Unfortunately, this book also sounds familiar, too familiar. Chapters are short and many, the Santa Ana winds blow, and there is a lot of drinking alone on the patio. The object of Hollowell’s admiration and imitation is pretty obviously Joan Didion’s iconic Play It As It Lays , a bold move on Hollowell’s part. Didion’s novel captured the malaise of its moment with images as brutal as they are brilliant; it succeeds in part because it is stunningly unforgiving of its characters. In amoral, utterly self-involved, almost inhuman Maria Wyeth, roaming the freeway eating hard-boiled eggs, Didion created one of the most detestable female characters since Lady Macbeth.
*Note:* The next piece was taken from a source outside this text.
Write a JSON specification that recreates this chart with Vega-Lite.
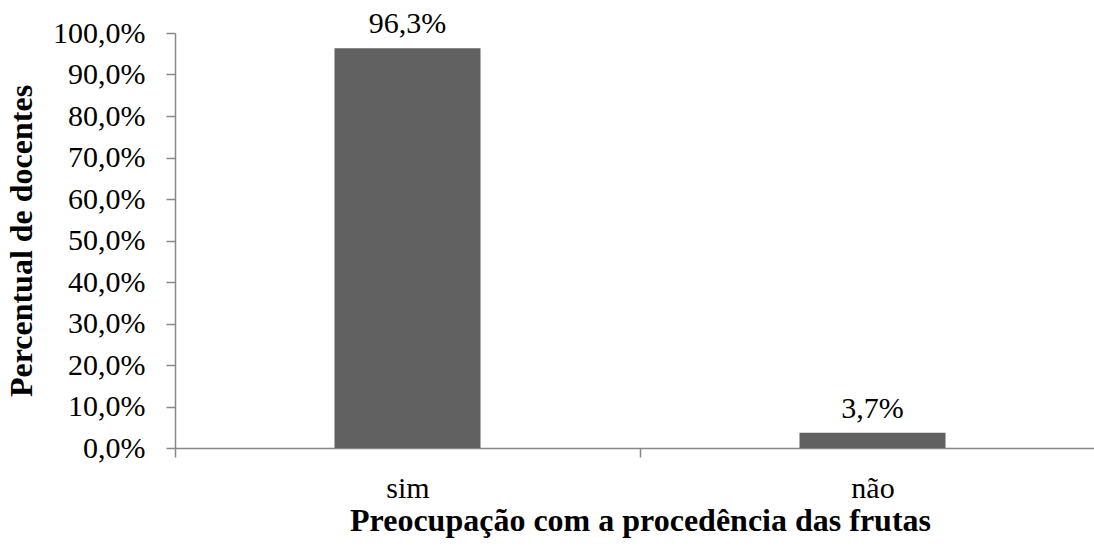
{
  "$schema": "https://vega.github.io/schema/vega-lite/v6.json",
  "autosize": {"type": "none"},
  "padding": {"left": 175, "top": 33, "right": 0, "bottom": 101},
  "width": 919,
  "height": 415,
  "background": "white",
  "config": {
    "locale": {"number": {"decimal": ",", "thousands": ".", "grouping": [3], "currency": ["R$", ""]}},
    "view": {"stroke": null},
    "font": "Liberation Serif",
    "axis": {
      "domainColor": "#888888",
      "domainWidth": 1.5,
      "tickColor": "#888888",
      "tickWidth": 1.5,
      "tickSize": 9,
      "grid": false,
      "labelFont": "Liberation Serif",
      "labelFontSize": 30,
      "labelColor": "#000000",
      "titleFont": "Liberation Serif",
      "titleFontSize": 32,
      "titleFontWeight": "bold",
      "titleColor": "#000000"
    }
  },
  "data": {
    "values": [
      {"resposta": "sim", "percentual": 0.963},
      {"resposta": "não", "percentual": 0.037}
    ]
  },
  "encoding": {
    "x": {
      "field": "resposta",
      "type": "nominal",
      "sort": null,
      "scale": {"range": [0, 930], "paddingInner": 0, "paddingOuter": 0},
      "axis": {
        "title": "Preocupação com a procedência das frutas",
        "labelAngle": 0,
        "tickBand": "extent",
        "labelBaseline": "alphabetic",
        "labelPadding": 40,
        "titleBaseline": "alphabetic",
        "titlePadding": 27
      }
    },
    "y": {
      "field": "percentual",
      "type": "quantitative",
      "scale": {"domain": [0, 1], "nice": false, "zero": true},
      "axis": {
        "title": "Percentual de docentes",
        "values": [0, 0.1, 0.2, 0.3, 0.4, 0.5, 0.6, 0.7, 0.8, 0.9, 1],
        "format": ".1%",
        "labelPadding": 21,
        "titlePadding": 14
      }
    }
  },
  "layer": [
    {"mark": {"type": "bar", "color": "#616161", "width": {"band": 0.314}}},
    {
      "mark": {"type": "text", "font": "Liberation Serif", "fontSize": 30, "color": "#000000", "baseline": "alphabetic", "dy": -15},
      "encoding": {"text": {"field": "percentual", "type": "quantitative", "format": ".1%"}}
    }
  ]
}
Hollowell never manages Didion’s edge, which would be fine if the author didn’t seem to be striving to achieve it. Hollowell make Birdie sympathetic-self-made, jaded but not entitled, haunted by the doomsday tidings of her childhood. We recognize her, we want her to make it, and thus she cannot really shock us. There is also the plain fact that Hollowell is not a Didion, not yet, at least. For every inspired metaphor, like the fly “carcass” trapped in Birdie’s wet nail polish, who makes her wonder if she is similarly disposable, clichés abound-petals fall, ice cubes receive close examination. Overall, Everything Lovely reads like a tribute novel, a reproduction or riff rather than an original. Read it for a taste of Hollowell’s gift, so clear in passages like this one where Birdie considers why men are drawn to silent women: “She did not seem to want them so they pursued her to discover the reason. She was the instrument they used to measure themselves. … They saw what the camera saw, a certain detachment that they could fill with whatever they wanted.” Her young love interest, she decides, “searched her for what he had not yet found within himself.” Then hope that Hollowell’s second book is the brilliant novel that is surely in her, one that is all her own.